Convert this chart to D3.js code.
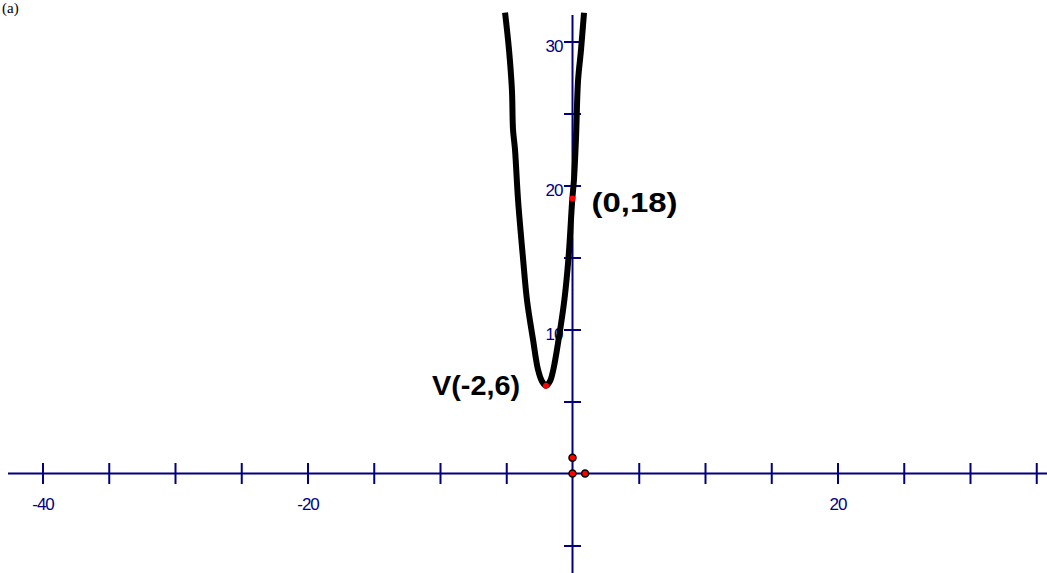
<!DOCTYPE html>
<html>
<head>
<meta charset="utf-8">
<script src="https://cdn.jsdelivr.net/npm/d3@7"></script>
<style>
  body { margin: 0; background: #fff; }
  svg { display: block; }
</style>
</head>
<body>
<div id="graph"></div>
<script>
const width = 1047;
const height = 573;

// tick values
const xTicks = [-40, -35, -30, -25, -20, -15, -10, -5, 5, 10, 15, 20, 25, 30, 35];
const xLabels = [-40, -20, 20];
const yTicks = [-5, 5, 10, 15, 20, 25, 30];
const yLabels = [10, 20, 30];

// parabola (x, y)
const curveX = [-5.09, -4.79, -4.57, -4.49, -4.34, -4.11, -3.74, -3.43, -2.98, -2.6, -2.3, -2.0,
                -1.7, -1.45, -1.05, -0.62, -0.3, -0.02, 0.11, 0.26, 0.42, 0.64, 0.87];
const curveY = [32.0, 29.4, 26.6, 23.9, 22.5, 19.0, 15.0, 12.0, 9.3, 7.2, 6.4, 6.1,
                6.4, 7.2, 9.3, 12.0, 15.0, 19.0, 20.4, 23.2, 27.3, 29.4, 32.0];

// labelled points
const pointX = [-2, 0];
const pointY = [6.1, 19.1];
const pointLabels = ["V(-2,6)", "(0,18)"];

// small dots near the origin
const dotX = [0, 0, 0.95];
const dotY = [1.1, 0, 0];

const navy = "#000080";

const x = d3.scaleLinear().domain([-40, 20]).range([42.5, 837.5]);
const y = d3.scaleLinear().domain([0, 30]).range([473.5, 41.5]);

const svg = d3.select("#graph")
  .append("svg")
  .attr("width", width)
  .attr("height", height)
  .style("background", "#fff");

// "(a)" in the top-left corner
svg.append("text")
  .attr("x", 2)
  .attr("y", 13)
  .attr("font-family", "Liberation Serif, serif")
  .attr("font-size", 15)
  .attr("fill", "#000")
  .text("(a)");

// axis lines
svg.append("line")
  .attr("x1", 8).attr("x2", width)
  .attr("y1", y(0)).attr("y2", y(0))
  .attr("stroke", navy).attr("stroke-width", 2);

svg.append("line")
  .attr("x1", x(0)).attr("x2", x(0))
  .attr("y1", 15).attr("y2", height)
  .attr("stroke", navy).attr("stroke-width", 2);

// x ticks through the axis
const xAxis = svg.append("g")
  .attr("transform", `translate(0, ${y(0)})`)
  .call(d3.axisBottom(x).tickValues(xTicks).tickSize(10.5)
    .tickFormat(d => xLabels.includes(d) ? d : ""));
xAxis.select(".domain").remove();
xAxis.selectAll(".tick line")
  .attr("y1", -10.5).attr("y2", 10.5)
  .attr("stroke", navy).attr("stroke-width", 2);
xAxis.selectAll(".tick text")
  .attr("y", 36).attr("dy", 0)
  .attr("fill", navy)
  .attr("font-family", "Liberation Sans, Arial, sans-serif")
  .attr("font-size", 17)
  .attr("letter-spacing", "-1");

// y ticks through the axis
const yAxis = svg.append("g")
  .attr("transform", `translate(${x(0)}, 0)`)
  .call(d3.axisLeft(y).tickValues(yTicks).tickSize(8.5)
    .tickFormat(d => yLabels.includes(d) ? d : ""));
yAxis.select(".domain").remove();
yAxis.selectAll(".tick line")
  .attr("x1", -8.5).attr("x2", 8.5)
  .attr("stroke", navy).attr("stroke-width", 2);
yAxis.selectAll(".tick text")
  .attr("x", -10).attr("dy", 10)
  .attr("fill", navy)
  .attr("font-family", "Liberation Sans, Arial, sans-serif")
  .attr("font-size", 17)
  .attr("letter-spacing", "-1");

// the parabola
const curvePts = curveX.map((d, i) => [d, curveY[i]]);
svg.append("path")
  .datum(curvePts)
  .attr("d", d3.line().x(d => x(d[0])).y(d => y(d[1])).curve(d3.curveCatmullRom))
  .attr("fill", "none")
  .attr("stroke", "#000")
  .attr("stroke-width", 6)
  .attr("stroke-linejoin", "round")
  .attr("stroke-linecap", "butt");

// labelled points
svg.selectAll(".pt")
  .data(pointX)
  .enter()
  .append("circle")
  .attr("class", "pt")
  .attr("cx", d => x(d))
  .attr("cy", (d, i) => y(pointY[i]))
  .attr("r", 3)
  .attr("fill", "#ff0000");

const labelPos = [
  { dx: -114, dy: 9, len: 88 },
  { dx: 19, dy: 14, len: 86 }
];
svg.selectAll(".lbl")
  .data(pointLabels)
  .enter()
  .append("text")
  .attr("class", "lbl")
  .attr("x", (d, i) => x(pointX[i]) + labelPos[i].dx)
  .attr("y", (d, i) => y(pointY[i]) + labelPos[i].dy)
  .attr("textLength", (d, i) => labelPos[i].len)
  .attr("lengthAdjust", "spacingAndGlyphs")
  .attr("font-family", "Liberation Sans, Arial, sans-serif")
  .attr("font-weight", "bold")
  .attr("font-size", 28)
  .attr("fill", "#000")
  .text(d => d);

// dots near origin
svg.selectAll(".dot")
  .data(dotX)
  .enter()
  .append("circle")
  .attr("class", "dot")
  .attr("cx", d => x(d))
  .attr("cy", (d, i) => y(dotY[i]))
  .attr("r", 3.5)
  .attr("fill", "#ff0000")
  .attr("stroke", "#000")
  .attr("stroke-width", 1.5);
</script>
</body>
</html>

★ ★ ★ ★ ★

Set task =>
The listing above must be printed again exactly, minus its pictures.

Completed exercise =>
Convert this chart to D3.js code.
<!DOCTYPE html>
<html>
<head>
<meta charset="utf-8">
<script src="https://cdn.jsdelivr.net/npm/d3@7"></script>
<style>
  body { margin: 0; background: #fff; }
  svg { display: block; }
</style>
</head>
<body>
<div id="graph"></div>
<script>
const width = 1047;
const height = 573;

// tick values
const xTicks = [-40, -35, -30, -25, -20, -15, -10, -5, 5, 10, 15, 20, 25, 30, 35];
const xLabels = [-40, -20, 20];
const yTicks = [-5, 5, 10, 15, 20, 25, 30];
const yLabels = [10, 20, 30];

// parabola (x, y)
const curveX = [-5.09, -4.79, -4.57, -4.49, -4.34, -4.11, -3.74, -3.43, -2.98, -2.6, -2.3, -2.0,
                -1.7, -1.45, -1.05, -0.62, -0.3, -0.02, 0.11, 0.26, 0.42, 0.64, 0.87];
const curveY = [32.0, 29.4, 26.6, 23.9, 22.5, 19.0, 15.0, 12.0, 9.3, 7.2, 6.4, 6.1,
                6.4, 7.2, 9.3, 12.0, 15.0, 19.0, 20.4, 23.2, 27.3, 29.4, 32.0];

// labelled points
const pointX = [-2, 0];
const pointY = [6.1, 19.1];
const pointLabels = ["V(-2,6)", "(0,18)"];

// small dots near the origin
const dotX = [0, 0, 0.95];
const dotY = [1.1, 0, 0];

const navy = "#000080";

const x = d3.scaleLinear().domain([-40, 20]).range([42.5, 837.5]);
const y = d3.scaleLinear().domain([0, 30]).range([473.5, 41.5]);

const svg = d3.select("#graph")
  .append("svg")
  .attr("width", width)
  .attr("height", height)
  .style("background", "#fff");

// "(a)" in the top-left corner
svg.append("text")
  .attr("x", 2)
  .attr("y", 13)
  .attr("font-family", "Liberation Serif, serif")
  .attr("font-size", 15)
  .attr("fill", "#000")
  .text("(a)");

// axis lines
svg.append("line")
  .attr("x1", 8).attr("x2", width)
  .attr("y1", y(0)).attr("y2", y(0))
  .attr("stroke", navy).attr("stroke-width", 2);

svg.append("line")
  .attr("x1", x(0)).attr("x2", x(0))
  .attr("y1", 15).attr("y2", height)
  .attr("stroke", navy).attr("stroke-width", 2);

// x ticks through the axis
const xAxis = svg.append("g")
  .attr("transform", `translate(0, ${y(0)})`)
  .call(d3.axisBottom(x).tickValues(xTicks).tickSize(10.5)
    .tickFormat(d => xLabels.includes(d) ? d : ""));
xAxis.select(".domain").remove();
xAxis.selectAll(".tick line")
  .attr("y1", -10.5).attr("y2", 10.5)
  .attr("stroke", navy).attr("stroke-width", 2);
xAxis.selectAll(".tick text")
  .attr("y", 36).attr("dy", 0)
  .attr("fill", navy)
  .attr("font-family", "Liberation Sans, Arial, sans-serif")
  .attr("font-size", 17)
  .attr("letter-spacing", "-1");

// y ticks through the axis
const yAxis = svg.append("g")
  .attr("transform", `translate(${x(0)}, 0)`)
  .call(d3.axisLeft(y).tickValues(yTicks).tickSize(8.5)
    .tickFormat(d => yLabels.includes(d) ? d : ""));
yAxis.select(".domain").remove();
yAxis.selectAll(".tick line")
  .attr("x1", -8.5).attr("x2", 8.5)
  .attr("stroke", navy).attr("stroke-width", 2);
yAxis.selectAll(".tick text")
  .attr("x", -10).attr("dy", 10)
  .attr("fill", navy)
  .attr("font-family", "Liberation Sans, Arial, sans-serif")
  .attr("font-size", 17)
  .attr("letter-spacing", "-1");

// the parabola
const curvePts = curveX.map((d, i) => [d, curveY[i]]);
svg.append("path")
  .datum(curvePts)
  .attr("d", d3.line().x(d => x(d[0])).y(d => y(d[1])).curve(d3.curveCatmullRom))
  .attr("fill", "none")
  .attr("stroke", "#000")
  .attr("stroke-width", 6)
  .attr("stroke-linejoin", "round")
  .attr("stroke-linecap", "butt");

// labelled points
svg.selectAll(".pt")
  .data(pointX)
  .enter()
  .append("circle")
  .attr("class", "pt")
  .attr("cx", d => x(d))
  .attr("cy", (d, i) => y(pointY[i]))
  .attr("r", 3)
  .attr("fill", "#ff0000");

const labelPos = [
  { dx: -114, dy: 9, len: 88 },
  { dx: 19, dy: 14, len: 86 }
];
svg.selectAll(".lbl")
  .data(pointLabels)
  .enter()
  .append("text")
  .attr("class", "lbl")
  .attr("x", (d, i) => x(pointX[i]) + labelPos[i].dx)
  .attr("y", (d, i) => y(pointY[i]) + labelPos[i].dy)
  .attr("textLength", (d, i) => labelPos[i].len)
  .attr("lengthAdjust", "spacingAndGlyphs")
  .attr("font-family", "Liberation Sans, Arial, sans-serif")
  .attr("font-weight", "bold")
  .attr("font-size", 28)
  .attr("fill", "#000")
  .text(d => d);

// dots near origin
svg.selectAll(".dot")
  .data(dotX)
  .enter()
  .append("circle")
  .attr("class", "dot")
  .attr("cx", d => x(d))
  .attr("cy", (d, i) => y(dotY[i]))
  .attr("r", 3.5)
  .attr("fill", "#ff0000")
  .attr("stroke", "#000")
  .attr("stroke-width", 1.5);
</script>
</body>
</html>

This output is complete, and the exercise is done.